Wherever possible, apply App Judo. – build on top of already existing platforms. They have user trust and they’ve already overcome the challenges you want to avoid. People don’t want yet another NEW behavior. They just got trained on Yelp, and Facebook, and Foursquare, etc.

Get something down on paper – get the basic core functionality, not just the elevator pitch anymore, map out the step mechanics (10 pages or less) of the app from the POV of the user

How are you going to sell your app? Don’t sell the app, sell the client’s objectives. There’s no line-item in the client’s budget for “experimental shit.” They don’t want to buy the app, they want to buy what their goal is. Sell safe – make the pitch feel real and not risky,

Now get it out in the world. That’s what’s going to tell you what to change. Make sure to do Q& A – it means quality assurance. Make sure this thing works and gives people the experience you’re promising. Google has a term internally known as “dogfood” – we don’t want to eat our own dogfood; make sure enough people have used it and vetted it.  It’s to your benefit to find a way to dogfood your product. 10-20 users is better than 0 users. Turns insights into actions.

Don’t forget to define your app’s success metrics. Set expectations. Set them up so that whatever happens you win. And don’t forget to get the developer to tag user actions you want to track:

  • not about click-throughs but rather the # of conversations about it
  • # of downloads
  • time spent with it
  • # of passalongs, recommendations
  • press coverage

And don’t forget to make sure you’ve got awareness for this app. You’ve developed it but make sure you have a plan in place to get exposure for your product.

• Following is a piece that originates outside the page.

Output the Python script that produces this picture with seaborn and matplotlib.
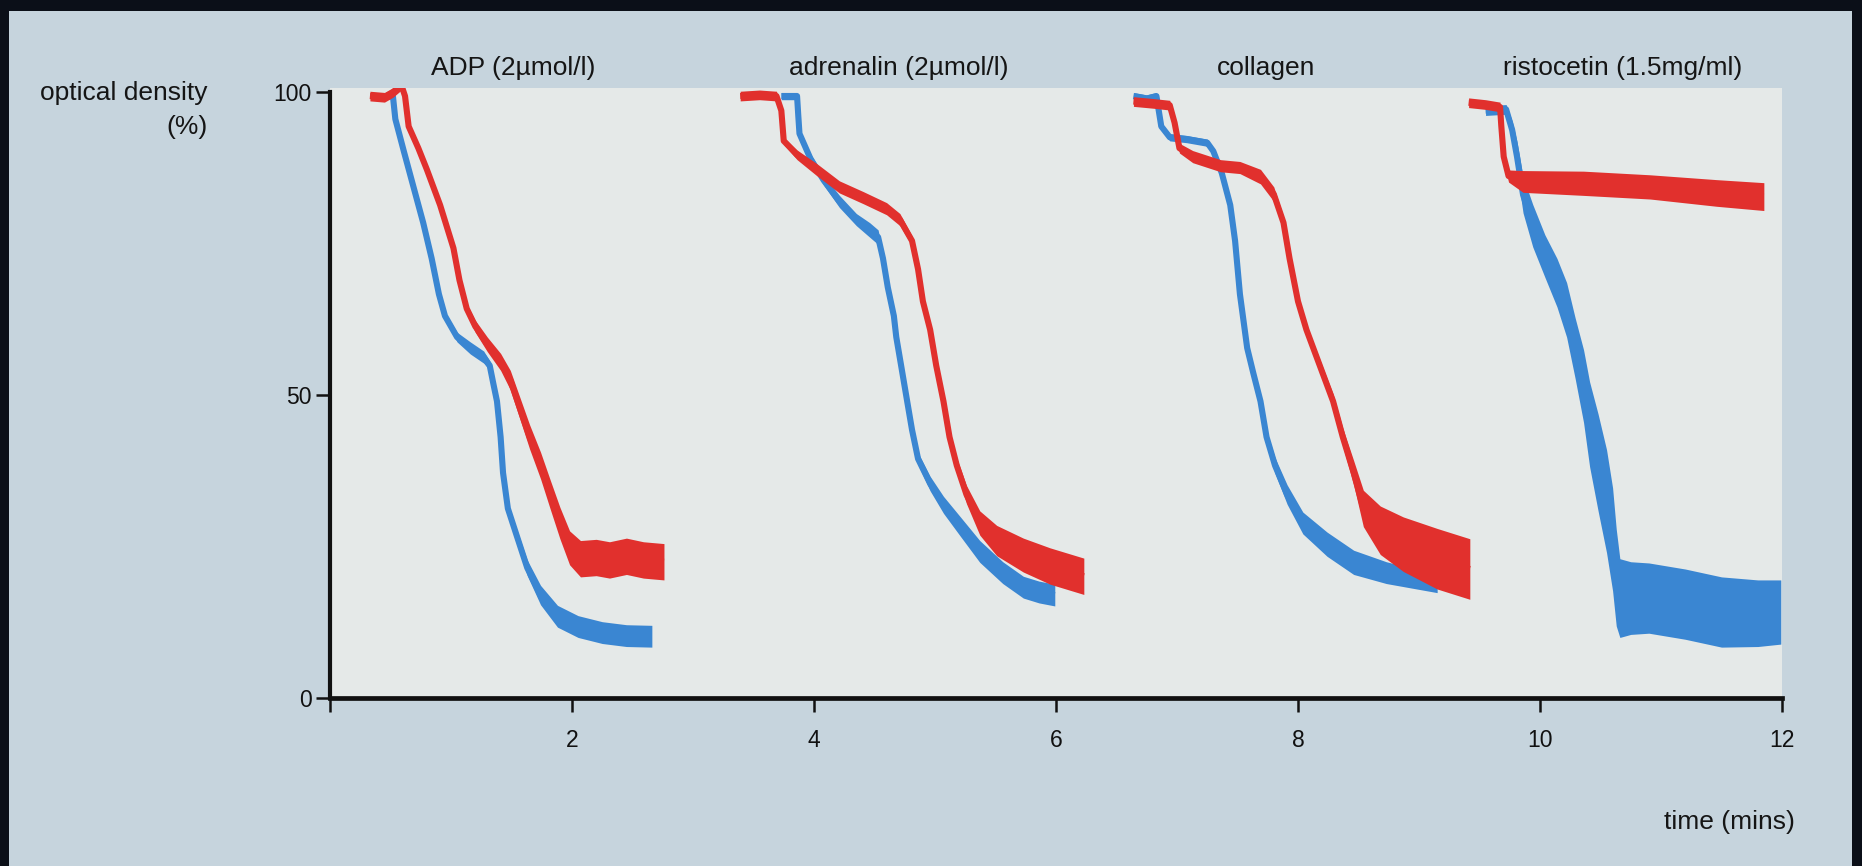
import numpy as np
import pandas as pd
import matplotlib
matplotlib.use("Agg")
import matplotlib.pyplot as plt
import seaborn as sns
from matplotlib.patches import Rectangle

# ---------------- data (time in minutes, optical density in %) ----------------
panel_titles = ["ADP (2\u00b5mol/l)", "adrenalin (2\u00b5mol/l)", "collagen", "ristocetin (1.5mg/ml)"]
title_pos = [1.51, 4.70, 7.74, 10.68]
x_ticks = [0, 2, 4, 6, 8, 10, 12]
x_tick_labels = ["", "2", "4", "6", "8", "10", "12"]
y_ticks = [0, 50, 100]
y_tick_labels = ["0", "50", "100"]

# ADP
adp_red_t = [0.33, 0.45, 0.52, 0.59, 0.62, 0.65, 0.73, 0.80, 0.91, 1.02, 1.07, 1.13, 1.20, 1.30, 1.41, 1.49,
             1.57, 1.65, 1.74, 1.82, 1.90, 1.98, 2.07, 2.20, 2.31, 2.45, 2.59, 2.76]
adp_red_v = [99.4, 99.2, 100.0, 101.2, 99.4, 94.4, 90.8, 87.3, 81.4, 74.3, 69.0, 64.3, 61.4, 58.4, 55.5, 52.5,
             47.8, 43.1, 38.4, 33.6, 28.9, 24.8, 23.0, 23.2, 22.8, 23.4, 22.8, 22.5]
adp_red_w = [0.8, 0.8, 0.8, 0.8, 0.6, 0.6, 0.8, 0.8, 0.8, 0.8, 0.8, 0.8, 1.0, 1.2, 1.4, 1.6,
             1.8, 2.0, 2.2, 2.4, 2.6, 2.8, 3.0, 3.0, 3.0, 3.0, 3.0, 3.0]
adp_blue_t = [0.45, 0.52, 0.54, 0.61, 0.69, 0.77, 0.84, 0.90, 0.95, 1.05, 1.16, 1.27, 1.32, 1.35, 1.38, 1.41,
              1.43, 1.47, 1.54, 1.63, 1.74, 1.88, 2.05, 2.25, 2.45, 2.66]
adp_blue_v = [99.4, 99.4, 95.6, 90.3, 84.4, 78.5, 72.6, 66.7, 63.1, 59.6, 57.8, 56.3, 54.9, 51.9, 49.0, 43.1,
              37.2, 31.3, 27.0, 21.5, 17.0, 13.5, 11.8, 10.8, 10.3, 10.2]
adp_blue_w = [0.5, 0.5, 0.5, 0.5, 0.5, 0.5, 0.5, 0.5, 0.6, 0.8, 1.0, 1.0, 0.8, 0.6, 0.6, 0.6,
              0.6, 0.8, 1.0, 1.3, 1.6, 1.8, 1.8, 1.8, 1.8, 1.8]

# adrenalin
adr_red_t = [3.39, 3.55, 3.69, 3.73, 3.75, 3.86, 4.02, 4.21, 4.41, 4.60, 4.71, 4.81, 4.86, 4.90, 4.96, 5.01,
             5.07, 5.12, 5.18, 5.26, 5.37, 5.51, 5.73, 5.95, 6.23]
adr_red_v = [99.4, 99.6, 99.4, 97.0, 92.0, 89.7, 87.3, 84.4, 82.6, 80.8, 79.0, 75.5, 70.8, 65.5, 60.8, 54.9,
             49.0, 43.1, 38.4, 33.6, 28.9, 26.0, 23.6, 21.8, 20.1]
adr_red_w = [0.8, 0.8, 0.8, 0.6, 0.6, 0.8, 1.0, 1.0, 1.0, 1.0, 1.0, 0.8, 0.6, 0.6, 0.6, 0.6,
             0.8, 1.0, 1.2, 1.5, 2.0, 2.5, 2.8, 3.0, 3.0]
adr_blue_t = [3.73, 3.86, 3.87, 3.88, 3.97, 4.08, 4.21, 4.35, 4.46, 4.53, 4.57, 4.61, 4.66, 4.68, 4.72, 4.77,
              4.81, 4.86, 4.96, 5.07, 5.21, 5.37, 5.56, 5.73, 5.86, 5.99]
adr_blue_v = [99.4, 99.4, 96.2, 93.2, 89.1, 85.5, 82.0, 79.0, 77.3, 76.1, 72.6, 67.8, 63.1, 59.6, 54.9, 49.0,
              44.3, 39.5, 35.4, 31.9, 28.3, 24.2, 20.7, 18.3, 17.5, 17.0]
adr_blue_w = [0.6, 0.6, 0.6, 0.8, 0.8, 0.8, 1.0, 1.0, 1.2, 1.2, 0.8, 0.6, 0.6, 0.6, 0.6, 0.6,
              0.8, 1.0, 1.2, 1.4, 1.6, 1.8, 1.8, 1.8, 1.8, 1.8]

# collagen
col_red_t = [6.64, 6.80, 6.94, 6.98, 7.02, 7.13, 7.36, 7.52, 7.69, 7.80, 7.88, 7.93, 8.00, 8.07, 8.18, 8.29,
             8.37, 8.46, 8.54, 8.68, 8.87, 9.15, 9.42]
col_red_v = [98.5, 98.2, 97.9, 95.0, 90.8, 89.4, 87.9, 87.6, 86.1, 83.2, 78.5, 72.6, 65.5, 60.8, 54.9, 49.0,
             43.1, 37.2, 31.3, 27.7, 25.4, 23.0, 21.3]
col_red_w = [0.8, 0.8, 0.8, 0.8, 0.8, 1.0, 1.0, 1.0, 1.2, 1.2, 1.0, 0.8, 0.8, 0.8, 1.0, 1.2,
             1.5, 2.0, 3.0, 4.0, 4.5, 5.0, 5.0]
col_blue_t = [6.64, 6.75, 6.83, 6.87, 6.94, 7.08, 7.25, 7.30, 7.37, 7.44, 7.48, 7.52, 7.58, 7.63, 7.69, 7.74,
              7.81, 7.91, 8.04, 8.24, 8.46, 8.73, 9.01, 9.15]
col_blue_v = [99.4, 99.0, 99.4, 94.4, 92.6, 92.3, 91.7, 90.3, 86.7, 81.4, 75.5, 66.7, 57.8, 53.7, 49.0, 43.1,
              38.4, 33.6, 28.9, 25.4, 22.4, 20.7, 19.5, 18.9]
col_blue_w = [0.6, 0.6, 0.6, 0.6, 0.6, 0.6, 0.6, 0.6, 0.6, 0.5, 0.5, 0.5, 0.5, 0.6, 0.8, 1.0,
              1.3, 1.6, 1.8, 2.0, 2.0, 1.8, 1.6, 1.5]

# ristocetin
ris_red_t = [9.41, 9.55, 9.67, 9.68, 9.70, 9.74, 9.86, 10.36, 10.91, 11.46, 11.85]
ris_red_v = [98.3, 98.0, 97.6, 94.5, 89.4, 86.2, 85.3, 85.0, 84.4, 83.4, 82.8]
ris_red_w = [0.8, 0.8, 0.8, 0.8, 0.8, 1.0, 1.8, 2.0, 2.0, 2.2, 2.3]
ris_blue_t = [9.55, 9.72, 9.77, 9.81, 9.86, 9.94, 10.04, 10.14, 10.22, 10.29, 10.36, 10.41, 10.48, 10.55,
              10.60, 10.63, 10.66, 10.75, 10.90, 11.20, 11.50, 11.80, 11.99]
ris_blue_v = [97.0, 97.2, 93.8, 89.4, 83.1, 78.0, 73.0, 68.6, 64.1, 57.8, 51.5, 45.2, 38.9, 32.5,
              26.2, 19.9, 16.5, 16.5, 16.5, 15.5, 14.2, 14.0, 14.2]
ris_blue_w = [0.8, 0.8, 1.5, 2.5, 3.0, 3.5, 3.5, 4.0, 4.5, 5.0, 6.0, 7.0, 8.0, 8.5,
              8.5, 8.0, 6.5, 6.0, 5.8, 5.8, 5.8, 5.5, 5.3]

RED = "#e1302d"
BLUE = "#3a86d2"

traces = [
    (adp_blue_t, adp_blue_v, adp_blue_w, BLUE),
    (adp_red_t, adp_red_v, adp_red_w, RED),
    (adr_blue_t, adr_blue_v, adr_blue_w, BLUE),
    (adr_red_t, adr_red_v, adr_red_w, RED),
    (col_blue_t, col_blue_v, col_blue_w, BLUE),
    (col_red_t, col_red_v, col_red_w, RED),
    (ris_blue_t, ris_blue_v, ris_blue_w, BLUE),
    (ris_red_t, ris_red_v, ris_red_w, RED),
]

# ---------------- figure ----------------
sns.set_style("ticks")
plt.rcParams['font.family'] = ['Liberation Sans', 'DejaVu Sans']

W, H = 1862, 866
fig = plt.figure(figsize=(W / 100, H / 100), dpi=100, facecolor="#0b0f18")
fig.patches.append(Rectangle((9 / W, 0), (1852 - 9) / W, 1 - 11 / H, transform=fig.transFigure,
                             facecolor="#c6d4dd", edgecolor="none", zorder=-10))

ax = fig.add_axes([330 / W, 1 - 698 / H, (1782 - 330) / W, (698 - 87.6) / H])
ax.set_facecolor("#e5e9e8")

for i, (t, v, w, c) in enumerate(traces):
    t = np.asarray(t); v = np.asarray(v); w = np.asarray(w)
    z = 3 + i
    ax.fill_between(t, v - w, v + w, color=c, linewidth=0, zorder=z)
    df = pd.DataFrame({"time": t, "od": v})
    sns.lineplot(data=df, x="time", y="od", ax=ax, color=c, linewidth=4.4, sort=False,
                 estimator=None, zorder=z, solid_joinstyle="round", solid_capstyle="butt")

ax.set_xlim(0, 12)
ax.set_ylim(0, 100.8)
ax.set_xlabel("")
ax.set_ylabel("")
for s in ["top", "right"]:
    ax.spines[s].set_visible(False)
ax.spines["left"].set_bounds(0, 100)
ax.spines["left"].set_linewidth(3.0)
ax.spines["bottom"].set_linewidth(3.4)
ax.spines["left"].set_color("#111111")
ax.spines["bottom"].set_color("#111111")

ax.set_xticks(x_ticks)
ax.set_xticklabels(x_tick_labels)
ax.set_yticks(y_ticks)
ax.set_yticklabels(y_tick_labels)
ax.tick_params(axis="both", direction="out", length=10, width=1.8, colors="#111111", labelsize=16.5)
ax.tick_params(axis="x", pad=12)
ax.tick_params(axis="y", pad=3)

for title, xp in zip(panel_titles, title_pos):
    ax.text(xp, 104.0, title, ha="center", va="center", fontsize=19, color="#151515", clip_on=False)

fig.text(208 / W, 1 - 93 / H, "optical density", ha="right", va="center", fontsize=19, color="#151515")
fig.text(208 / W, 1 - 127 / H, "(%)", ha="right", va="center", fontsize=19, color="#151515")
fig.text(1795 / W, 1 - 822 / H, "time (mins)", ha="right", va="center", fontsize=19, color="#151515")

fig.savefig("out.png", dpi=100, facecolor=fig.get_facecolor())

6 odd jobs and responsibilities for the planner when designing and selling an app:

  1. Research & rationale – make nervous clients feel safe, they will demand case studies, comparitive gap analysis, best pratcies, user data and trends
  2. Technical copy – from user instructions to FAQs to the thank you SMS copy after signing up
  3. User (Experience) Flows – developer partners will need diagrams and “beat lists” that outline the full user experience. Think “if x, then y” the details may get maddening but soldier on for the user. And don’t forget to make it visual for the client, get a design team to help you out.
  4. PR Synopses – Write the crisp headline you want to see out in the world about it. You should be the best person in the agency to describe the thing in 2 sentences.
  5. Promotional awareness – Tweet it, Facebook it, email it, push early for media budget to garner real mass awareness. The app needs users ASAP!
  6. Mea Culpa – more often than thought, if and when the app fails, you will be called to help explain it with metrics or any other kind of sorcery #imjussayin

Planningness 2010

28 Sep

Super duper excited to be headed to Denver tomorrow to mingle with my fellow planners at my first ever Planningness conference.

My schedule:

  1. Aki Spicer: How to build applications
  2. Len Kendall: How to create participation
  3. Gareth Kay: How to build social ideas
  4. Scott Belsky: How to be effective
  5. Richard Reinhart: How to be a digital curator
  6. Michal Migurski: How to do data visualization
  7. Craig Elston: How to use science and technology to influence people’s shopping behavior at retail (Go Integer!)
  8. John Winsor: How to do crowdsourcing

I find it splendid that all of these top plannerly types have AND MAINTAIN blogs. High five to you all.

And thanks to Mark for setting Planningness up and sticking with it. See you guys tomorrow!